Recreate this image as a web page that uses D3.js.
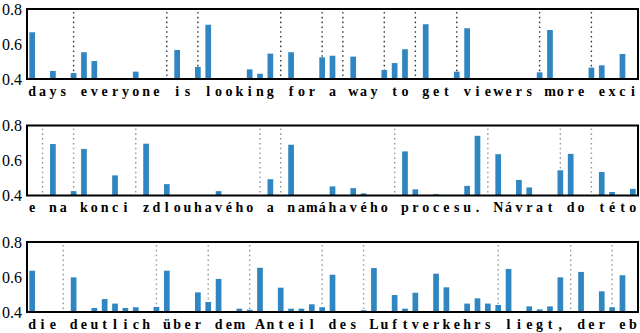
<!DOCTYPE html>
<html><head><meta charset="utf-8">
<script src="https://cdn.jsdelivr.net/npm/d3@7"></script>
<style>body{margin:0;background:#fff}svg{display:block}</style>
</head><body>
<svg id="c" width="640" height="333"></svg>
<script>
// ---- data ----
const yTicks = [0.4, 0.6, 0.8];
const text1 = "days everyone is looking for a way to get viewers more exci";
const idx1 = [0,2,4,5,6,10,14,16,17,21,22,23,25,28,29,31,34,35,36,38,41,42,49,50,54,55,57];
const val1 = [0.667,0.446,0.434,0.553,0.503,0.442,0.566,0.469,0.71,0.455,0.43,0.545,0.553,0.524,0.533,0.528,0.451,0.491,0.57,0.713,0.442,0.69,0.438,0.68,0.465,0.478,0.543];
const text2 = "e na konci zdlouhavého a namáhavého procesu. Návrat do této";
const idx2 = [2,4,5,8,11,13,18,23,25,29,31,32,36,37,39,42,43,45,47,48,51,52,55,56,58];
const val2 = [0.694,0.425,0.666,0.515,0.696,0.465,0.425,0.493,0.69,0.452,0.442,0.412,0.652,0.435,0.408,0.455,0.741,0.636,0.489,0.446,0.544,0.638,0.534,0.42,0.438];
const text3 = "die deutlich über dem Anteil des Luftverkehrs liegt, der eb";
const idx3 = [0,4,6,7,8,9,10,12,13,16,17,18,20,21,22,24,25,26,27,28,29,32,33,34,35,36,37,39,40,42,43,44,45,46,48,49,50,51,52,53,55,56,57,58];
const val3 = [0.636,0.598,0.423,0.474,0.448,0.423,0.427,0.429,0.636,0.512,0.457,0.589,0.419,0.413,0.653,0.539,0.419,0.419,0.444,0.427,0.613,0.41,0.651,0.406,0.497,0.419,0.51,0.619,0.541,0.448,0.478,0.448,0.44,0.646,0.432,0.415,0.432,0.598,0.406,0.629,0.518,0.427,0.61,0.406];

// ---- drawing ----
const FONT = '"Liberation Serif", "Times New Roman", serif';
const svg = d3.select("#c");
const left = 27, right = 638, ph = 70;
const panels = [
  {text: text1, idx: idx1, val: val1, top: 9,   dot: "#3a3a3a"},
  {text: text2, idx: idx2, val: val2, top: 125.5, dot: "#9a9a9a"},
  {text: text3, idx: idx3, val: val3, top: 242, dot: "#9a9a9a"}
];

panels.forEach(p => {
  const chars = Array.from(p.text);
  const x = d3.scaleBand().domain(d3.range(chars.length)).range([left, right])
    .paddingInner(0.45).paddingOuter(0.225);
  const y = d3.scaleLinear().domain([0.4, 0.8]).range([p.top + ph, p.top]);
  const g = svg.append("g");

  // dotted separators at spaces
  const spaces = chars.map((c, i) => c === " " ? i : -1).filter(i => i >= 0);
  g.selectAll("line.sep").data(spaces).join("line")
    .attr("x1", i => x(i) + x.bandwidth() / 2).attr("x2", i => x(i) + x.bandwidth() / 2)
    .attr("y1", y(0.8) + 3).attr("y2", y(0.4))
    .attr("stroke", p.dot).attr("stroke-width", 1.4)
    .attr("stroke-dasharray", "1.6,3.2");

  // bars
  const data = p.idx.map((k, j) => ({k, v: p.val[j]}));
  g.selectAll("rect.bar").data(data).join("rect")
    .attr("x", d => x(d.k)).attr("width", x.bandwidth())
    .attr("y", d => y(d.v)).attr("height", d => y(0.4) - y(d.v))
    .attr("fill", "#2f86c0");

  // frame
  g.append("rect").attr("x", left).attr("y", y(0.8))
    .attr("width", right - left).attr("height", y(0.4) - y(0.8))
    .attr("fill", "none").attr("stroke", "#000").attr("stroke-width", 2);

  // y axis labels
  const ax = g.append("g").attr("transform", `translate(${left},0)`)
    .call(d3.axisLeft(y).tickValues(yTicks).tickSize(0).tickPadding(5).tickFormat(d3.format(".1f")));
  ax.select(".domain").remove();
  ax.selectAll("text").style("font-family", FONT).style("font-size", "16px")
    .attr("fill", "#000").attr("dy", "0.33em");

  // character labels
  g.selectAll("text.ch").data(chars.map((c, i) => ({c, i}))).join("text")
    .attr("x", d => x(d.i) + x.bandwidth() / 2).attr("y", y(0.4) + 16.5)
    .attr("text-anchor", "middle")
    .style("font-family", FONT).style("font-size", "14px").style("font-weight", "bold")
    .attr("fill", "#000")
    .text(d => d.c);
});
</script>
</body></html>
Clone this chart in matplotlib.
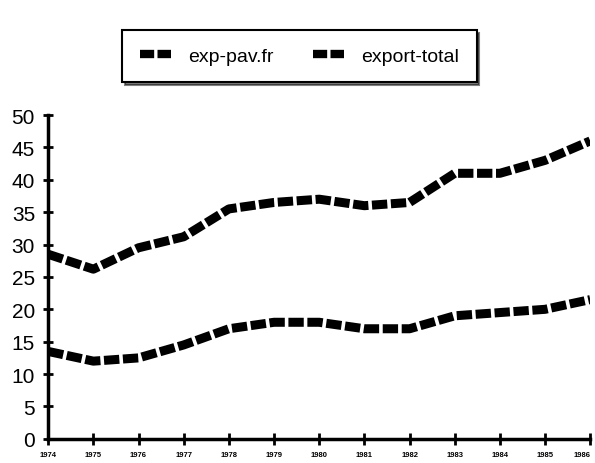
import matplotlib.pyplot as plt
import numpy as np

years = list(range(1974, 1987))
export_total = [28.5, 26.2, 29.5, 31.2, 35.5, 36.5, 37.0, 36.0, 36.5, 41.0, 41.0, 43.0, 46.0]
exp_pav_fr = [13.5, 12.0, 12.5, 14.5, 17.0, 18.0, 18.0, 17.0, 17.0, 19.0, 19.5, 20.0, 21.5]
y_ticks = list(range(0, 51, 5))

plt.rcParams['font.family'] = ['Liberation Sans', 'DejaVu Sans']

fig = plt.figure(figsize=(5.95, 4.64), dpi=100)
ax = fig.add_axes([0.081, 0.052, 0.911, 0.698])

ax.plot(years, exp_pav_fr, color='black', lw=6.5, ls=(0, (1.7, 0.4)),
        dash_capstyle='butt', label='exp-pav.fr')
ax.plot(years, export_total, color='black', lw=6.5, ls=(0, (1.7, 0.4)),
        dash_capstyle='butt', label='export-total')

ax.set_xlim(1974, 1986)
ax.set_ylim(0, 50)
ax.set_yticks(y_ticks)
ax.set_xticks(years)
ax.set_xticklabels([str(y) for y in years], fontsize=5.5, fontweight='bold')
ax.get_xticklabels()[-1].set_horizontalalignment('right')
ax.tick_params(axis='y', labelsize=15, direction='inout', length=7, width=2, pad=6)
ax.tick_params(axis='x', direction='inout', length=9, width=2, pad=4)
for s in ['top', 'right']:
    ax.spines[s].set_visible(False)
for s in ['left', 'bottom']:
    ax.spines[s].set_linewidth(2.5)

leg = fig.legend(loc='center', bbox_to_anchor=(0.503, 0.877), ncol=2, fontsize=14,
                 frameon=True, fancybox=False, edgecolor='black',
                 shadow={'color': 'black'}, handlelength=1.6, borderpad=0.9,
                 columnspacing=2.0, handletextpad=0.9)
leg.get_frame().set_linewidth(1.5)
for h in leg.get_lines():
    h.set_linewidth(6)

fig.savefig('out.png', dpi=100)
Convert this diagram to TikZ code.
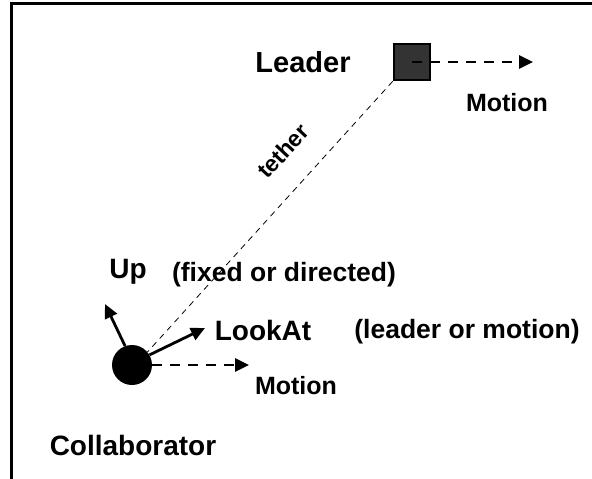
\documentclass[tikz,border=0pt]{standalone}
\usepackage{fontspec}
\setmainfont{Liberation Sans}
\usetikzlibrary{arrows.meta}
\definecolor{leadfill}{HTML}{333333}
\begin{document}
\begin{tikzpicture}[x=1pt,y=-1pt,
  big/.style={font=\fontsize{28}{32}\selectfont\bfseries, inner sep=0pt},
  small/.style={font=\fontsize{25}{29}\selectfont\bfseries, inner sep=0pt},
  note/.style={font=\fontsize{26.5}{30}\selectfont\bfseries, inner sep=0pt},
  vec/.style={line width=2.8pt, -{Triangle[length=14pt,width=13pt]}},
  dvec/.style={line width=2.6pt, dash pattern=on 10pt off 8pt, -{Triangle[length=14pt,width=13pt]}},
  tetherline/.style={line width=0.8pt, dash pattern=on 6pt off 5pt}]
\useasboundingbox (0,0) rectangle (592,479);
\draw[line width=3pt] (11.5,482) -- (11.5,3.5) -- (595,3.5);
% leader
\node[draw, line width=2.6pt, fill=leadfill, minimum size=36pt, inner sep=0pt] (lead) at (412,62) {};
\coordinate (leadtip) at (533,62);
\draw[dvec] (lead.center) -- (leadtip);
\node[big, font=\fontsize{29}{33}\selectfont\bfseries] (leadlabel) at (303,62) {Leader};
\node[small] (leadmotion) at (507,103) {Motion};
% collaborator
\node[circle, fill=black, minimum size=40pt, inner sep=0pt] (coll) at (132,365) {};
\draw[tetherline] (lead.south west) -- (coll.40);
\node[font=\fontsize{23}{27}\selectfont\bfseries, inner sep=0pt, rotate=47] (tetherlabel) at (283,151) {tether};
\coordinate (uptip) at (105,304);
\coordinate (looktip) at (205,328);
\coordinate (motiontip) at (249,365);
\draw[vec] (coll.110) -- (uptip);
\draw[vec] (coll.30) -- (looktip);
\draw[dvec] (coll.east) -- (motiontip);
\node[big] (uplabel) at (128,272) {Up};
\node[note] (upnote) at (284,275) {(fixed or directed)};
\node[big] (looklabel) at (263,330) {LookAt};
\node[note] (looknote) at (467,332) {(leader or motion)};
\node[small] (collmotion) at (296,386) {Motion};
\node[big] (colllabel) at (133,445) {Collaborator};
\end{tikzpicture}
\end{document}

━━━━━━━━━━

__GOAL__: The first line to give again is the one with "Clone this chart in matplotlib.", and the last is the one with "plt.rcParams['font.family'] = ['Liberation". Repeat them and everything between exactly, minus the pictures.

__COMPLETE OUTPUT__:
Clone this chart in matplotlib.
import matplotlib.pyplot as plt
import numpy as np

years = list(range(1974, 1987))
export_total = [28.5, 26.2, 29.5, 31.2, 35.5, 36.5, 37.0, 36.0, 36.5, 41.0, 41.0, 43.0, 46.0]
exp_pav_fr = [13.5, 12.0, 12.5, 14.5, 17.0, 18.0, 18.0, 17.0, 17.0, 19.0, 19.5, 20.0, 21.5]
y_ticks = list(range(0, 51, 5))

plt.rcParams['font.family'] = ['Liberation Sans', 'DejaVu Sans']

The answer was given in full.